- **Directive**
Scan the material that follows. Copy every line containing the word "chart".

>> START

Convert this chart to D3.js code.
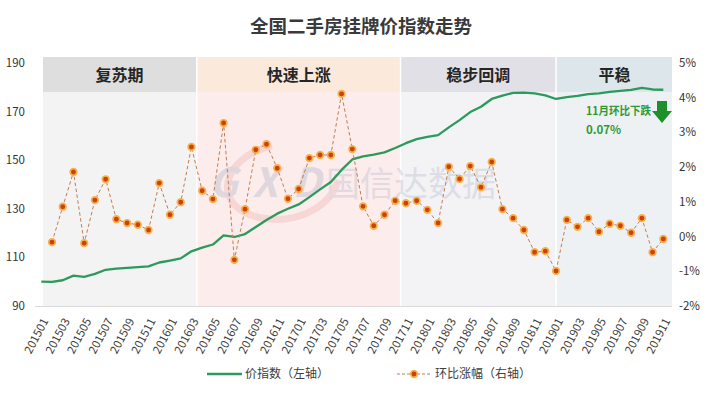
<!DOCTYPE html>
<html>
<head>
<meta charset="utf-8">
<script src="https://cdn.jsdelivr.net/npm/d3@7"></script>
<style>
  html, body { margin: 0; padding: 0; background: #ffffff; }
  svg { display: block; font-family: "Noto Sans CJK SC", "Noto Sans", sans-serif; }
</style>
</head>
<body>
<svg id="chart" width="709" height="399"></svg>
<script>
// ---------- data ----------
const months = [
  "201501","201502","201503","201504","201505","201506","201507","201508","201509","201510","201511","201512",
  "201601","201602","201603","201604","201605","201606","201607","201608","201609","201610","201611","201612",
  "201701","201702","201703","201704","201705","201706","201707","201708","201709","201710","201711","201712",
  "201801","201802","201803","201804","201805","201806","201807","201808","201809","201810","201811","201812",
  "201901","201902","201903","201904","201905","201906","201907","201908","201909","201910","201911"
];
// 价指数 (left axis)
const priceIndex = [
  100.0, 99.9, 100.6, 102.5, 102.0, 103.2, 104.9, 105.4, 105.7, 106.0, 106.3, 107.9,
  108.7, 109.6, 112.5, 114.0, 115.3, 119.1, 118.4, 119.6, 122.5, 125.4, 128.0, 130.0,
  131.8, 134.8, 138.0, 141.0, 146.0, 150.3, 151.6, 152.3, 153.2, 155.0, 157.0, 158.7,
  159.6, 160.3, 163.5, 166.5, 169.8, 172.0, 175.2, 176.6, 177.7, 177.8, 177.5, 176.7,
  175.2, 176.0, 176.5, 177.2, 177.5, 178.1, 178.5, 178.9, 179.8, 179.1, 179.0
];
// 环比涨幅 (right axis, %), starts 201502
const momChange = [
  null, -0.16, 0.86, 1.86, -0.19, 1.05, 1.65, 0.50, 0.39, 0.34, 0.19, 1.54,
  0.63, 0.99, 2.58, 1.32, 1.08, 3.27, -0.67, 0.79, 2.50, 2.66, 1.97, 1.09,
  1.37, 2.26, 2.35, 2.35, 4.11, 2.52, 0.87, 0.31, 0.63, 1.03, 0.96, 1.03,
  0.77, 0.39, 2.01, 1.66, 2.03, 1.42, 2.15, 0.79, 0.53, 0.19, -0.45, -0.42,
  -0.99, 0.48, 0.28, 0.53, 0.14, 0.37, 0.31, 0.11, 0.53, -0.45, -0.07
];
const leftTicks = [90, 110, 130, 150, 170, 190];
const rightTicks = [-2, -1, 0, 1, 2, 3, 4, 5];
const phaseNames = ["复苏期", "快速上涨", "稳步回调", "平稳"];
const phaseStart = ["201501", "201604", "201711", "201901"];
const phaseEnd   = ["201603", "201710", "201901", "201911"];
const phaseHeadColors = ["#dedede", "#fbeadb", "#e2e0e7", "#dde6ea"];
const phaseBodyColors = ["#f3f3f3", "#fcecec", "#f3f3f5", "#eef1f3"];
const titleText = "全国二手房挂牌价指数走势";
const legendNames = ["价指数（左轴）", "环比涨幅（右轴）"];
const watermarkText = "国信达数据";

// ---------- layout ----------
const svg = d3.select("#chart");
const plotTop = 63, plotBottom = 306;
const axisLeft = 35, axisRight = 672;
const bandLeft = 43, bandRight = 672;
const headTop = 57, headBottom = 92;

const x = d3.scalePoint().domain(months).range([41.3, 663.3]);
const yL = d3.scaleLinear().domain([90, 190]).range([plotBottom, plotTop]);
const yR = d3.scaleLinear().domain([-2, 5]).range([plotBottom, plotTop]);

// ---------- title ----------
svg.append("text")
  .attr("x", 361).attr("y", 33)
  .attr("text-anchor", "middle")
  .attr("font-size", 18.5).attr("font-weight", "bold")
  .attr("fill", "#3a3a3a")
  .text(titleText);

// ---------- phase bands ----------
function leftEdge(i) {
  if (i === 0) return bandLeft;
  const prevEnd = phaseEnd[i - 1], s = phaseStart[i];
  if (prevEnd === s) return x(s);
  return (x(prevEnd) + x(s)) / 2;
}
function rightEdge(i) {
  if (i === phaseNames.length - 1) return bandRight;
  return leftEdge(i + 1);
}
const bands = svg.append("g");
phaseNames.forEach((name, i) => {
  const x0 = leftEdge(i) + (i === 0 ? 0 : 0.75);
  const x1 = rightEdge(i) - (i === phaseNames.length - 1 ? 0 : 0.75);
  bands.append("rect")
    .attr("x", x0).attr("y", headBottom)
    .attr("width", x1 - x0).attr("height", plotBottom - headBottom)
    .attr("fill", phaseBodyColors[i]);
  bands.append("rect")
    .attr("x", x0).attr("y", headTop)
    .attr("width", x1 - x0).attr("height", headBottom - headTop)
    .attr("fill", phaseHeadColors[i]);
  bands.append("text")
    .attr("x", (x0 + x1) / 2).attr("y", (headTop + headBottom) / 2 + 6)
    .attr("text-anchor", "middle")
    .attr("font-size", 16).attr("font-weight", "bold")
    .attr("fill", "#262626")
    .text(name);
});

// ---------- watermark ----------
const wm = svg.append("g").attr("opacity", 0.42);
wm.append("path")
  .attr("d", "M 272 146 C 222 156 208 208 262 218 C 302 225 332 203 338 180")
  .attr("fill", "none").attr("stroke", "#f2b8b8").attr("stroke-width", 7);
wm.append("text")
  .attr("x", 209).attr("y", 197)
  .attr("font-size", 40).attr("font-weight", "bold").attr("font-style", "italic")
  .attr("fill", "#b7bccd")
  .attr("textLength", 112)
  .text("GXD");
wm.append("text")
  .attr("x", 326).attr("y", 196)
  .attr("font-size", 34)
  .attr("fill", "#bfc2d0")
  .text(watermarkText);

// ---------- axes ----------
svg.append("line")
  .attr("x1", axisLeft).attr("x2", axisRight)
  .attr("y1", plotBottom + 0.5).attr("y2", plotBottom + 0.5)
  .attr("stroke", "#d9d9d9").attr("stroke-width", 1);

const axisFont = 11.5;
svg.append("g").selectAll("text").data(leftTicks).join("text")
  .attr("x", 25).attr("y", d => yL(d))
  .attr("dy", "0.35em")
  .attr("text-anchor", "end")
  .attr("font-size", axisFont).attr("fill", "#333")
  .text(d => d);

svg.append("g").selectAll("text").data(rightTicks).join("text")
  .attr("x", 679).attr("y", d => yR(d))
  .attr("dy", "0.35em")
  .attr("text-anchor", "start")
  .attr("font-size", axisFont).attr("fill", "#333")
  .text(d => d + "%");

svg.append("g").selectAll("text")
  .data(months.filter((m, i) => i % 2 === 0)).join("text")
  .attr("transform", d => `translate(${x(d) + 4},${plotBottom + 13}) rotate(-62)`)
  .attr("dy", "0.35em")
  .attr("text-anchor", "end")
  .attr("font-size", 11.5).attr("fill", "#404040")
  .text(d => d);

// ---------- price index line ----------
const greenColor = "#2b9a5c";
const line = d3.line()
  .x((d, i) => x(months[i]))
  .y(d => yL(d));
svg.append("path")
  .datum(priceIndex)
  .attr("d", line)
  .attr("fill", "none")
  .attr("stroke", greenColor)
  .attr("stroke-width", 2.3)
  .attr("stroke-linejoin", "round");

// ---------- month-on-month dashed line with dots ----------
const momPoints = momChange.map((v, i) => ({ m: months[i], v })).filter(d => d.v !== null);
const dashColor = "#c27d52";
svg.append("path")
  .datum(momPoints)
  .attr("d", d3.line().x(d => x(d.m)).y(d => yR(d.v)))
  .attr("fill", "none")
  .attr("stroke", dashColor)
  .attr("stroke-width", 1)
  .attr("stroke-dasharray", "3.5,2.5");
svg.append("g").selectAll("circle").data(momPoints).join("circle")
  .attr("cx", d => x(d.m)).attr("cy", d => yR(d.v))
  .attr("r", 3.3)
  .attr("fill", "#c8440c")
  .attr("stroke", "#f9b04a")
  .attr("stroke-width", 1.7);

// ---------- annotation ----------
const lastVal = momChange[momChange.length - 1];
const lastMonth = months[months.length - 1];
const annColor = "#2f9a34";
svg.append("text")
  .attr("x", 586).attr("y", 115)
  .attr("font-size", 11).attr("font-weight", "bold")
  .attr("fill", annColor)
  .attr("textLength", 65).attr("lengthAdjust", "spacingAndGlyphs")
  .text(parseInt(lastMonth.slice(4)) + "月环比" + (lastVal < 0 ? "下跌" : "上涨"));
svg.append("text")
  .attr("x", 586).attr("y", 134)
  .attr("font-size", 11.5).attr("font-weight", "bold")
  .attr("fill", annColor)
  .text(Math.abs(lastVal).toFixed(2) + "%");
const ax = 662;
svg.append("path")
  .attr("d", `M ${ax - 5} 101 L ${ax + 5} 101 L ${ax + 5} 111 L ${ax + 10} 111 L ${ax} 123 L ${ax - 10} 111 L ${ax - 5} 111 Z`)
  .attr("fill", "#1f8f2a");

// ---------- legend ----------
const lg = svg.append("g");
lg.append("line")
  .attr("x1", 207).attr("x2", 242).attr("y1", 374).attr("y2", 374)
  .attr("stroke", greenColor).attr("stroke-width", 2.3);
lg.append("text")
  .attr("x", 245).attr("y", 374).attr("dy", "0.35em")
  .attr("font-size", 12).attr("fill", "#404040")
  .text(legendNames[0]);
lg.append("line")
  .attr("x1", 397).attr("x2", 431).attr("y1", 374).attr("y2", 374)
  .attr("stroke", dashColor).attr("stroke-width", 1).attr("stroke-dasharray", "3,2");
lg.append("circle")
  .attr("cx", 414).attr("cy", 374).attr("r", 3.3)
  .attr("fill", "#c8440c").attr("stroke", "#f9b04a").attr("stroke-width", 1.7);
lg.append("text")
  .attr("x", 435).attr("y", 374).attr("dy", "0.35em")
  .attr("font-size", 12).attr("fill", "#404040")
  .text(legendNames[1]);
</script>
</body>
</html>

>> END

- **Solution to this task**
Convert this chart to D3.js code.
<svg id="chart" width="709" height="399"></svg>
const svg = d3.select("#chart");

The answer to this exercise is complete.